This comment was from Bill on the post Don’t Be a Guy.
Ever since my early teens, my heroes have not been sports stars, actors, or rock singers. (After all, they’re entertainers, not heroes.) I’ve long been inspired by men (and women) who led social reform movements in this and other countries or spoke out against oppression behind the Iron Curtain or risked their lives to save Jews from the Holocaust. I’ve deeply appreciated those individual Americans who first questioned the legitimacy of Jim Crow and then spoke out against it. I suspect most of these men were “different” in the same way as you; namely, that they had the courage of their own convictions and did not fit in with whatever the prevailing mindset was. Does the “guy” culture appreciate this sort of heroism? I’m convinced moral courage is not as highly appreciated as some people would assume.
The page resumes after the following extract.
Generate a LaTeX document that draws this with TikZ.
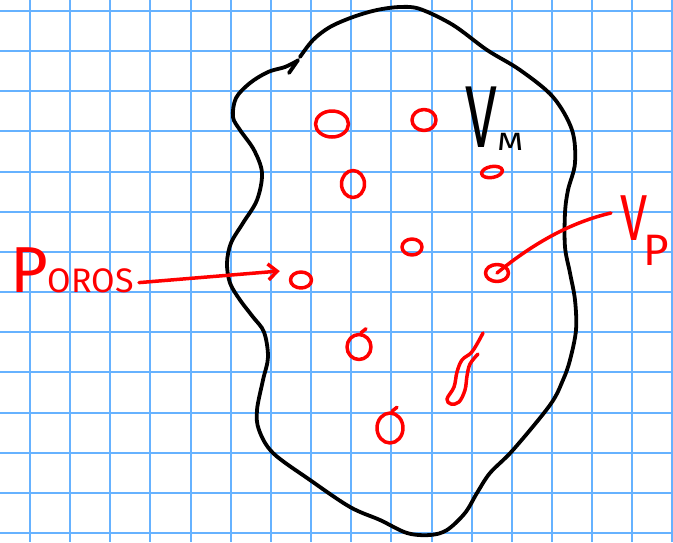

The now departed father of a childhood friend of mine represented black citizens of this country in discrimination lawsuits during the 1950s and the early 1960s. He and his family frequently received death threats. I’m sure he had more courage than most (if not all) of his high-school classmates, yet he seems to have felt ashamed for not having made the football team! Go figure …
But what can we expect from the popular culture that purports to define masculinity for all of us with a “one size fits all” approach? Would Esquire Magazine ever feature an article on the heroism of a man such as Andrei Sakharov or Raoul Wallenberg? No, I seriously doubt it. Most likely, the sort of man they’d honor would be a self-centered, self-indulgent playboy.
A guy’s search for his own masculinity follows different pathways. It just figures, as there’s so much diversity among men (certainly far more than I realized when I was an ignorant teenager). After all, we’re half the human race.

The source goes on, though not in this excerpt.